The room they had given me was one of the few intact spaces left in the Haven, a small chamber tucked away from the main halls. Stone walls bore fresh cracks like veins in marble, and the bed was a simple pallet of silk and furs salvaged from the wreckage. No tapestries remained to soften the edges, no crystals to glow with false warmth. Just dim torchlight flickering through a narrow slit in the wall, casting long shadows that danced like mocking ghosts.
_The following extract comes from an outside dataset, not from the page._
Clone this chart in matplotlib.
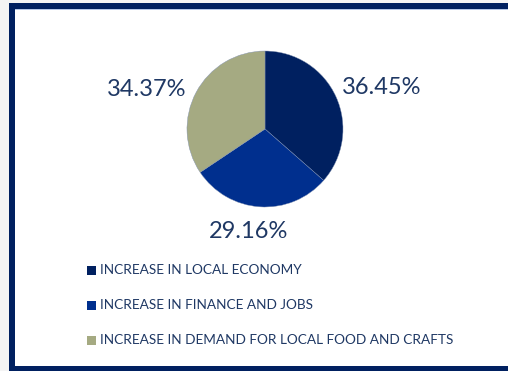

I lay there staring at the ceiling, the weight of the day pressing down like an invisible hand. Sleep refused to come. My body ached from the endless cycles of cultivation, muscles humming with that unnatural golden energy, but my mind spun in useless circles. Why me? The question looped endlessly, a dull throb behind my eyes.
Back on Earth, I had been nothing. A 28-year-old code monkey hunched over a keyboard, living on ramen, energy drinks and hentai, too awkward to hold a conversation with anyone who wasn't on a screen. Hell, I even watched hentai at work. Thinking back I really was despicable. Why the hell would anyone even do that? I remembered falling asleep at my desk, head dropping forward mid-line of code, the screen blurring into darkness. Was that death? A heart attack from too many all-nighters? An aneurysm popping like a bad fuse? It felt too mundane, too accidental. People didn't just pass out like that and wake up in a world of endless sex and magic. Or did they?
I rolled onto my side, the furs shifting beneath me. The golden light pulsed faintly under my skin, a reminder of what I had become. Stronger. Faster. Able to fuck for hours without tiring, to spill load after load into desperate, beautiful women who begged for more. It should have been paradise. But in the quiet hours, it felt hollow. Was this hedonism the point? Endless pleasure, for what? I had power now, real power, but what for? To rebuild a broken world? To fight more monsters from the veil? Or just to keep cumming until everything blurred into oblivion?
I sat up, rubbing my face. Doubt gnawed at me, sharp and insistent. If I had truly died, there would be no reason for me to be here. Why this? Chosen, they called me. The first man in a thousand years. But chosen because of what? I believed I had died, the memory of that final blackout felt too final, too empty. But conviction slipped away in the dark. Maybe I was in a coma, dreaming this all up from a hospital bed. Maybe I would wake up any second, back in my shitty apartment, alone and ordinary.
The women were real enough, though. Their bodies, their moans, the way they clenched around me, flooding me with power. But that was the trap. Fucking all I wanted did not excuse me from thinking properly. I could not let the pleasure drown out the questions. If I stopped using my brain, stopped probing for answers, I would become just another tool in this world's machine, spilling seed without purpose.
I stood, pacing the small space. The torchlight flickered, throwing my shadow huge against the wall. Tomorrow I would push harder. Not just with cultivation, but with questions.